Prep 5 mins
Cook 8 mins
From the "Fix it and Forget It" cookbook of crockpot recipes. Turns out with little effort. We enjoy it served over rice, with a salad on the side. I also use jarred ground ginger and jarred minced garlic--comes out just as well. I often double the sauce ingredients that go on top of the chicken--if you like it with more sauce, I suggest you do this. I also use low-sodium soy sauce, otherwise it will be really salty.
- 6 -8 skinless chicken thighs
- 1⁄2 cup low sodium soy sauce
- 2 tablespoons brown sugar
- 2 tablespoons grated fresh ginger
- 2 garlic cloves, minced
- Wash and dry chicken. Place in slow cooker.

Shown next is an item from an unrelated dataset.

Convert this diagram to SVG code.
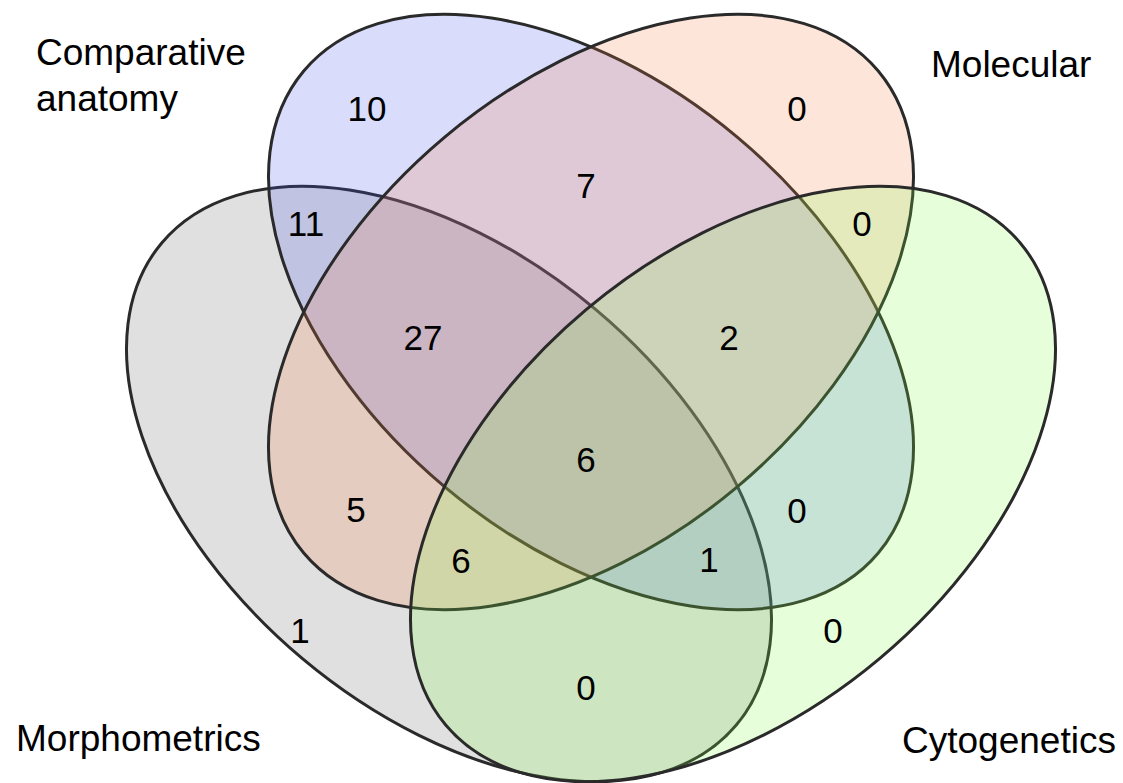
<svg xmlns="http://www.w3.org/2000/svg" width="1123" height="783" viewBox="0 0 1123 783">
<style>
.set{stroke:#2a2a2a;stroke-width:3;fill-opacity:0.2}
.lbl{font-family:"Liberation Sans",Arial,sans-serif;font-size:37px;fill:#000}
.num{font-family:"Liberation Sans",Arial,sans-serif;font-size:35px;fill:#000;text-anchor:middle}
</style>
<rect width="1123" height="783" fill="#ffffff"/>
<g id="morphometrics">
<ellipse class="set" cx="449" cy="484" rx="375" ry="228" transform="rotate(40 449 484)" fill="rgb(100,100,100)"/>
<text class="lbl" x="16" y="751">Morphometrics</text>
</g>
<g id="comparative-anatomy">
<ellipse class="set" cx="591" cy="312" rx="375" ry="228" transform="rotate(40 591 312)" fill="rgb(65,80,235)"/>
<text class="lbl" x="36" y="65">Comparative</text>
<text class="lbl" x="36" y="111">anatomy</text>
</g>
<g id="molecular">
<ellipse class="set" cx="591" cy="312" rx="375" ry="228" transform="rotate(-40 591 312)" fill="rgb(250,125,70)"/>
<text class="lbl" x="931" y="77">Molecular</text>
</g>
<g id="cytogenetics">
<ellipse class="set" cx="733" cy="484" rx="375" ry="228" transform="rotate(-40 733 484)" fill="rgb(130,255,70)"/>
<text class="lbl" x="902" y="753">Cytogenetics</text>
</g>
<g id="counts">
<text class="num" x="367" y="121">10</text>
<text class="num" x="797" y="121">0</text>
<text class="num" x="306" y="236">11</text>
<text class="num" x="586" y="198">7</text>
<text class="num" x="862" y="236">0</text>
<text class="num" x="423" y="350">27</text>
<text class="num" x="729" y="350">2</text>
<text class="num" x="586" y="472">6</text>
<text class="num" x="356" y="522">5</text>
<text class="num" x="797" y="523">0</text>
<text class="num" x="461" y="573">6</text>
<text class="num" x="709" y="572">1</text>
<text class="num" x="300" y="643">1</text>
<text class="num" x="833" y="643">0</text>
<text class="num" x="586" y="700">0</text>
</g>
</svg>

- Combine remaining ingredients. Pour over chicken.
- Cover. Cook on high 1 hours Reduce heat to low, cook 6-7 hours. (Again, I wanted to start this in the morning and have it for dinner that evening, so I cooked it only on low for about 9 hrs and it turned out perfectly--fall off the bone tender. I think you can adjust times as you see fit.).
I thought this was very good. I used frozen chicken breasts and cut them up into bite-sized pieces and then put them in the crock pot, doubled the sauce, and cooked on low about three or four hours. I served over rice and thought it was very good. I used some cornstarch to thicken the sauce at the end.
This was okay. I used dark and white meat and cooked as directed. I have to say that the white meat wasn't very good, so ONLY USE DARK MEAT for this recipe. The breasts actually got a bit hard after cooling.
Husband tasted/tested and approved! Tasty and easy to throw together. I only had regular soy sauce, so I diluted it with some pineapple juice and water to cut down the saltiness (about 1.5 to 2 cups liquid altogether). I also doubled the brown sugar and used 1 T of ground ginger rather than fresh ginger. Cooked it on HIGH for 5 hours, and the chicken was tender and juicy. Served it over plain Basmati rice to sop up all the sauce.